→ **Requirement**
Repeat the records in full and exactly, omitting pictures.
━━━━
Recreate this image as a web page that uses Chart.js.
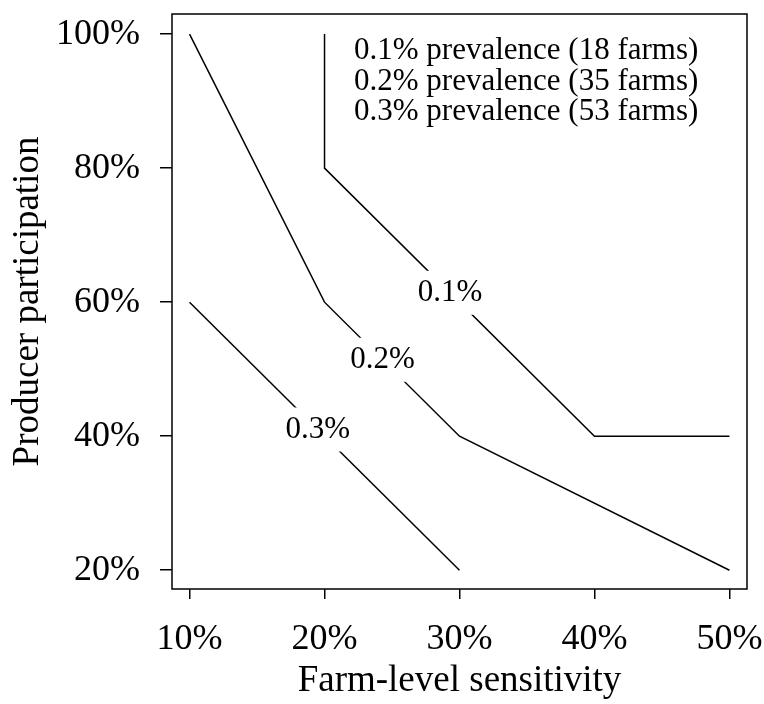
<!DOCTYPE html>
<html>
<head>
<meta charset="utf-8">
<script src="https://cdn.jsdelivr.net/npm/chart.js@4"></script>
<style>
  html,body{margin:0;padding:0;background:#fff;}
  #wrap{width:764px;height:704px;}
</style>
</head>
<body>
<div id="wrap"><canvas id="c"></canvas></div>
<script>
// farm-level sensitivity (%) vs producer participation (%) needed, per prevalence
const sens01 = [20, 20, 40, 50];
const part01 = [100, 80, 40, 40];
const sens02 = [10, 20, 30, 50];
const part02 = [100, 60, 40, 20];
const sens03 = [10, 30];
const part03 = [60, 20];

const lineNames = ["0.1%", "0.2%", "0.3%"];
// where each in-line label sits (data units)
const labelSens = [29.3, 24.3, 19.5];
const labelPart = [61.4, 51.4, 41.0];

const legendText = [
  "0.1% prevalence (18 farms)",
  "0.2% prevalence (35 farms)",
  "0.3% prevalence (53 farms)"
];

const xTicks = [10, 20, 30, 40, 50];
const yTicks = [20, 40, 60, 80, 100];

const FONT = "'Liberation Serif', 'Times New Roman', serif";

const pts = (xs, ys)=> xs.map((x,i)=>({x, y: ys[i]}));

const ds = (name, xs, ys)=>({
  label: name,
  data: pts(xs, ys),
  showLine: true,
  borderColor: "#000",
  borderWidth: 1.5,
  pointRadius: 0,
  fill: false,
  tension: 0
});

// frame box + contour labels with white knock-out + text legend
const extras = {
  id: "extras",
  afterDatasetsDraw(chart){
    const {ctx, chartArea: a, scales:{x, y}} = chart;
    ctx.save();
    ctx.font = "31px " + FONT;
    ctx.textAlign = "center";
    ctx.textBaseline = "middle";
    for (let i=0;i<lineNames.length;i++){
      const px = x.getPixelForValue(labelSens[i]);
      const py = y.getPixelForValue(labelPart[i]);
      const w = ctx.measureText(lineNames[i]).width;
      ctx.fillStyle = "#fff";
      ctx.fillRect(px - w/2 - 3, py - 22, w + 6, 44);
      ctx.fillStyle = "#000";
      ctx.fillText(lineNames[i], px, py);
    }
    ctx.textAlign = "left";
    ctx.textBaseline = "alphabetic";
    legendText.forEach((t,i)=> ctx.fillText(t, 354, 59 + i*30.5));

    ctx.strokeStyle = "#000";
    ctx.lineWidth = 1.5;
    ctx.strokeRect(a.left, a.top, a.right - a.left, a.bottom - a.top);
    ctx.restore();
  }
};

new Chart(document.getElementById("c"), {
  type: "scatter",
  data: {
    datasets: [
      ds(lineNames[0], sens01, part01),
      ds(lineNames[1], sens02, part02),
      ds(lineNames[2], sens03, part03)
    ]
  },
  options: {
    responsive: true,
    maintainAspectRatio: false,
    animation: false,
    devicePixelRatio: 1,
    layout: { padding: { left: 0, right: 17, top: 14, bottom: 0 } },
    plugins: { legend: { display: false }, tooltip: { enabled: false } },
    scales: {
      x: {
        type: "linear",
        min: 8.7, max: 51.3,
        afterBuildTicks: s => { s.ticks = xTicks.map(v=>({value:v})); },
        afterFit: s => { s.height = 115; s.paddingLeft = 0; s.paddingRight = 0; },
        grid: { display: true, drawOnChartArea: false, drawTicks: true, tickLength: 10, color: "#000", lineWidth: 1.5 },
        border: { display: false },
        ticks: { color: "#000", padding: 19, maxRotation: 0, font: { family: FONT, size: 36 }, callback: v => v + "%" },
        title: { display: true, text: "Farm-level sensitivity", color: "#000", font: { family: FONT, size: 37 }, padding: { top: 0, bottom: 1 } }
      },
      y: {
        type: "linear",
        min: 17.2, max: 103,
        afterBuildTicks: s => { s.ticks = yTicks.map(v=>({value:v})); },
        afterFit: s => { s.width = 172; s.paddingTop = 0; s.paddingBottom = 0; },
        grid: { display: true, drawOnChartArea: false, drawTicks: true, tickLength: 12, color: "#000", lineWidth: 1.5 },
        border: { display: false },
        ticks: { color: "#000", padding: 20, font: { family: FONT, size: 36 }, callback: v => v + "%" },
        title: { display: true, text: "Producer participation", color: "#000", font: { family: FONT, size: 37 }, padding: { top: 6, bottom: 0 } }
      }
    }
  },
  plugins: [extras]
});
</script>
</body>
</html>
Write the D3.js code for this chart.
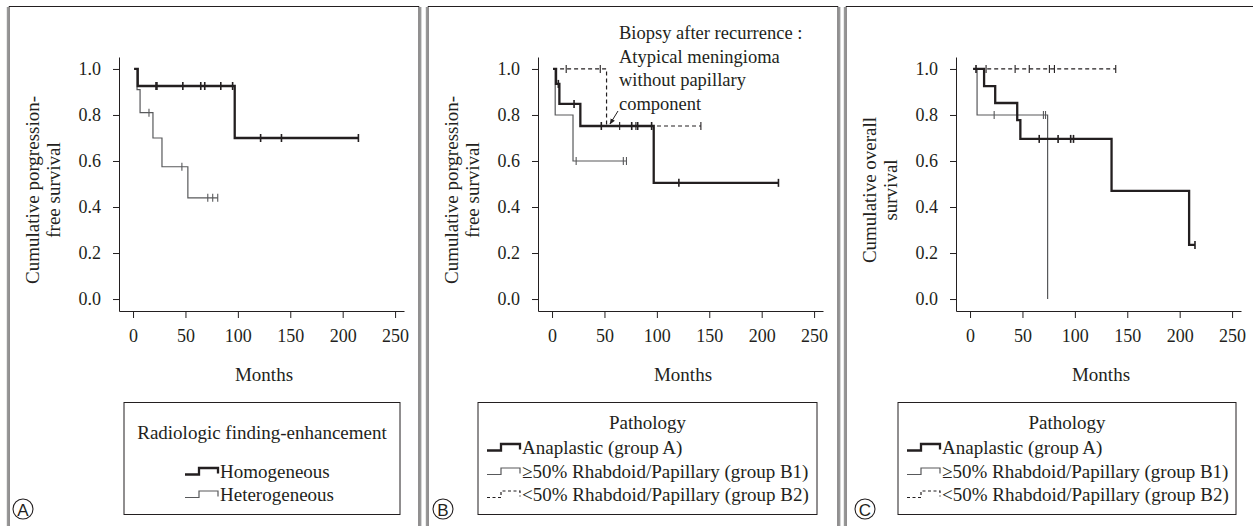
━━━━
→ **The result**
Recreate this image as a web page that uses Chart.js.
<!DOCTYPE html>
<html>
<head>
<meta charset="utf-8">
<script src="https://cdn.jsdelivr.net/npm/chart.js@4"></script>
<style>
  html,body{margin:0;padding:0;background:#fff;}
  #wrap{width:764px;height:704px;}
</style>
</head>
<body>
<div id="wrap"><canvas id="c"></canvas></div>
<script>
// farm-level sensitivity (%) vs producer participation (%) needed, per prevalence
const sens01 = [20, 20, 40, 50];
const part01 = [100, 80, 40, 40];
const sens02 = [10, 20, 30, 50];
const part02 = [100, 60, 40, 20];
const sens03 = [10, 30];
const part03 = [60, 20];

const lineNames = ["0.1%", "0.2%", "0.3%"];
// where each in-line label sits (data units)
const labelSens = [29.3, 24.3, 19.5];
const labelPart = [61.4, 51.4, 41.0];

const legendText = [
  "0.1% prevalence (18 farms)",
  "0.2% prevalence (35 farms)",
  "0.3% prevalence (53 farms)"
];

const xTicks = [10, 20, 30, 40, 50];
const yTicks = [20, 40, 60, 80, 100];

const FONT = "'Liberation Serif', 'Times New Roman', serif";

const pts = (xs, ys)=> xs.map((x,i)=>({x, y: ys[i]}));

const ds = (name, xs, ys)=>({
  label: name,
  data: pts(xs, ys),
  showLine: true,
  borderColor: "#000",
  borderWidth: 1.5,
  pointRadius: 0,
  fill: false,
  tension: 0
});

// frame box + contour labels with white knock-out + text legend
const extras = {
  id: "extras",
  afterDatasetsDraw(chart){
    const {ctx, chartArea: a, scales:{x, y}} = chart;
    ctx.save();
    ctx.font = "31px " + FONT;
    ctx.textAlign = "center";
    ctx.textBaseline = "middle";
    for (let i=0;i<lineNames.length;i++){
      const px = x.getPixelForValue(labelSens[i]);
      const py = y.getPixelForValue(labelPart[i]);
      const w = ctx.measureText(lineNames[i]).width;
      ctx.fillStyle = "#fff";
      ctx.fillRect(px - w/2 - 3, py - 22, w + 6, 44);
      ctx.fillStyle = "#000";
      ctx.fillText(lineNames[i], px, py);
    }
    ctx.textAlign = "left";
    ctx.textBaseline = "alphabetic";
    legendText.forEach((t,i)=> ctx.fillText(t, 354, 59 + i*30.5));

    ctx.strokeStyle = "#000";
    ctx.lineWidth = 1.5;
    ctx.strokeRect(a.left, a.top, a.right - a.left, a.bottom - a.top);
    ctx.restore();
  }
};

new Chart(document.getElementById("c"), {
  type: "scatter",
  data: {
    datasets: [
      ds(lineNames[0], sens01, part01),
      ds(lineNames[1], sens02, part02),
      ds(lineNames[2], sens03, part03)
    ]
  },
  options: {
    responsive: true,
    maintainAspectRatio: false,
    animation: false,
    devicePixelRatio: 1,
    layout: { padding: { left: 0, right: 17, top: 14, bottom: 0 } },
    plugins: { legend: { display: false }, tooltip: { enabled: false } },
    scales: {
      x: {
        type: "linear",
        min: 8.7, max: 51.3,
        afterBuildTicks: s => { s.ticks = xTicks.map(v=>({value:v})); },
        afterFit: s => { s.height = 115; s.paddingLeft = 0; s.paddingRight = 0; },
        grid: { display: true, drawOnChartArea: false, drawTicks: true, tickLength: 10, color: "#000", lineWidth: 1.5 },
        border: { display: false },
        ticks: { color: "#000", padding: 19, maxRotation: 0, font: { family: FONT, size: 36 }, callback: v => v + "%" },
        title: { display: true, text: "Farm-level sensitivity", color: "#000", font: { family: FONT, size: 37 }, padding: { top: 0, bottom: 1 } }
      },
      y: {
        type: "linear",
        min: 17.2, max: 103,
        afterBuildTicks: s => { s.ticks = yTicks.map(v=>({value:v})); },
        afterFit: s => { s.width = 172; s.paddingTop = 0; s.paddingBottom = 0; },
        grid: { display: true, drawOnChartArea: false, drawTicks: true, tickLength: 12, color: "#000", lineWidth: 1.5 },
        border: { display: false },
        ticks: { color: "#000", padding: 20, font: { family: FONT, size: 36 }, callback: v => v + "%" },
        title: { display: true, text: "Producer participation", color: "#000", font: { family: FONT, size: 37 }, padding: { top: 6, bottom: 0 } }
      }
    }
  },
  plugins: [extras]
});
</script>
</body>
</html>
Write the D3.js code for this chart.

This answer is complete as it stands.